Monitoring users is equally simple. Home access is expensive, and while there are plenty of Internet cafes in Tunis, they have signs on the wall reminding users that, “connecting to prohibited Websites is strictly forbidden.” These “prohibited sites” are supposed to be porno sites, but it is understood to be much more risky to try connecting to something like Amnesty International’s Web site.

The Amnesty site itself is a good example of how the regime tries to use online propaganda to counter its opponents. In 1998, friends of the Tunisian government launched a false Amnesty Web site to challenge Amnesty International’s real one in an effort to deflect attention from Amnesty’s coverage of the country’s appalling human rights record.

But while these attempts to censor words and intimidate or confuse online readers may be effective, a harsh regime’s efforts to control information can be much more simple. As we’ve pointed out in OJR before, censorship of the Internet need not take the form of high-tech filtering. The easiest way to control what people say in public is often the old-fashioned one: violence and the threat of violence.

Yahyaoui in jail

Yahyaoui is now about five months into his two-year prison sentence. According to his fiancée, Sophie Elwarda, his prison “looks like a concentration camp.” She told me that with his appeal now finished, Yahyaoui has no access to a lawyer; only his family can visit him. And just a few weeks ago, she says, he was again violently beaten by two jailers.

The result of such heavy-handed action and violence against one journalist is strict self-censorship throughout the rest of the media. In Tunisia everyone knows what can and cannot be said and what the potential penalty is for getting it wrong. One example-setting arrest is just as effective as a lot of fancy filtering software.

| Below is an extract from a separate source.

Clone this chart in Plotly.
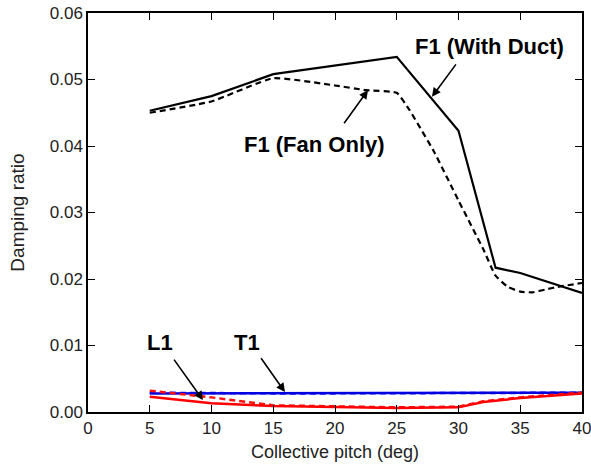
import plotly.graph_objects as go

# F1 with duct (solid black)
f1_duct_x = [5, 10, 15, 20, 25, 30, 33, 35, 40]
f1_duct_y = [0.0453, 0.0475, 0.0508, 0.0521, 0.0534, 0.0423, 0.0217, 0.0209, 0.0179]

# F1 fan only (dashed black)
f1_fan_x = [5, 10, 15, 20, 22.5, 25, 26, 28, 30, 32, 33, 34, 35, 36, 37, 38, 40]
f1_fan_y = [0.0450, 0.0467, 0.0502, 0.0491, 0.0484, 0.0480, 0.0455, 0.0392, 0.0318,
            0.0245, 0.0205, 0.0188, 0.0181, 0.0180, 0.0184, 0.0188, 0.0194]

# T1 (blue)
t1_duct_x = [5, 10, 15, 20, 25, 30, 35, 40]
t1_duct_y = [0.0028, 0.0028, 0.0028, 0.0028, 0.0028, 0.0028, 0.0028, 0.0029]
t1_fan_x = [5, 10, 15, 20, 25, 30, 35, 40]
t1_fan_y = [0.0029, 0.0028, 0.0028, 0.0028, 0.0028, 0.0029, 0.0029, 0.0029]

# L1 (red)
l1_duct_x = [5, 10, 15, 20, 25, 30, 32, 35, 40]
l1_duct_y = [0.0023, 0.0013, 0.0009, 0.0007, 0.0006, 0.0007, 0.0015, 0.0021, 0.0028]
l1_fan_x = [5, 10, 15, 20, 25, 30, 32, 35, 40]
l1_fan_y = [0.0032, 0.0022, 0.0010, 0.0008, 0.0007, 0.0008, 0.0016, 0.0022, 0.0029]

x_ticks = [0, 5, 10, 15, 20, 25, 30, 35, 40]
y_ticks = [0.00, 0.01, 0.02, 0.03, 0.04, 0.05, 0.06]

FONT = "Liberation Sans, Arial, sans-serif"

fig = go.Figure()
fig.add_trace(go.Scatter(x=t1_fan_x, y=t1_fan_y, mode="lines",
                         line=dict(color="#1a1aff", width=2.5, dash="6px,4px")))
fig.add_trace(go.Scatter(x=t1_duct_x, y=t1_duct_y, mode="lines",
                         line=dict(color="#0000e0", width=2.5)))
fig.add_trace(go.Scatter(x=l1_fan_x, y=l1_fan_y, mode="lines",
                         line=dict(color="#ff1010", width=2.5, dash="6px,4px")))
fig.add_trace(go.Scatter(x=l1_duct_x, y=l1_duct_y, mode="lines",
                         line=dict(color="#ff0000", width=2.5)))
fig.add_trace(go.Scatter(x=f1_fan_x, y=f1_fan_y, mode="lines",
                         line=dict(color="black", width=2.2, dash="6px,4px", shape="spline", smoothing=0.4)))
fig.add_trace(go.Scatter(x=f1_duct_x, y=f1_duct_y, mode="lines",
                         line=dict(color="black", width=2.2)))

afont = dict(family=FONT, size=22, color="black")

def label(text, x, y):
    fig.add_annotation(x=x, y=y, xref="x", yref="y", text="<b>%s</b>" % text,
                       showarrow=False, font=afont)

def arrow(hx, hy, tx, ty):
    fig.add_annotation(x=hx, y=hy, ax=tx, ay=ty, xref="x", yref="y", axref="x", ayref="y",
                       text="", showarrow=True, arrowhead=2, arrowsize=1.1,
                       arrowwidth=1.6, arrowcolor="black", standoff=0)

label("F1 (With Duct)", 32.55, 0.0549)
arrow(27.85, 0.0474, 29.88, 0.0525)
label("F1 (Fan Only)", 18.35, 0.0403)
arrow(22.67, 0.0484, 20.65, 0.0432)
label("L1", 5.83, 0.0104)
arrow(9.31, 0.0018, 6.88, 0.0081)
label("T1", 12.87, 0.0104)
arrow(15.95, 0.0030, 13.93, 0.0083)

axis_common = dict(showline=True, linecolor="black", linewidth=1.5, mirror="ticks",
                   ticks="inside", ticklen=7, tickwidth=1.3, tickcolor="black",
                   showgrid=False, zeroline=False, ticklabeloverflow="allow",
                   tickfont=dict(family=FONT, size=17, color="#222"))

fig.update_xaxes(range=[0, 40], tickvals=x_ticks, ticktext=[str(v) for v in x_ticks],
                 title=dict(text="Collective pitch (deg)", standoff=8,
                            font=dict(family=FONT, size=18, color="#222")),
                 **axis_common)
fig.update_yaxes(range=[0, 0.06], tickvals=y_ticks, ticktext=["%.2f" % v for v in y_ticks],
                 title=dict(text="Damping ratio", standoff=20,
                            font=dict(family=FONT, size=19, color="#222")),
                 **axis_common)

fig.update_layout(width=591, height=470, showlegend=False,
                  margin=dict(l=88, r=9, t=13, b=58, autoexpand=False),
                  plot_bgcolor="white", paper_bgcolor="white")

fig.write_html("out.html", config={"displayModeBar": False},
               post_script="document.body.style.margin='0';document.body.style.overflow='hidden';")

As Tunisia’s first online journalist to be imprisoned for his work, Yahyaoui is the regime’s example. His case is a signal that the regime will deal with online journalists as harshly as it deals with print or broadcast journalists. His fate is a clear warning to all Tunisians who might try to use the Internet to voice their opinions.

Andrew Stroehlein helps train journalists in 22 countries for the Institute for War and Peace Reporting.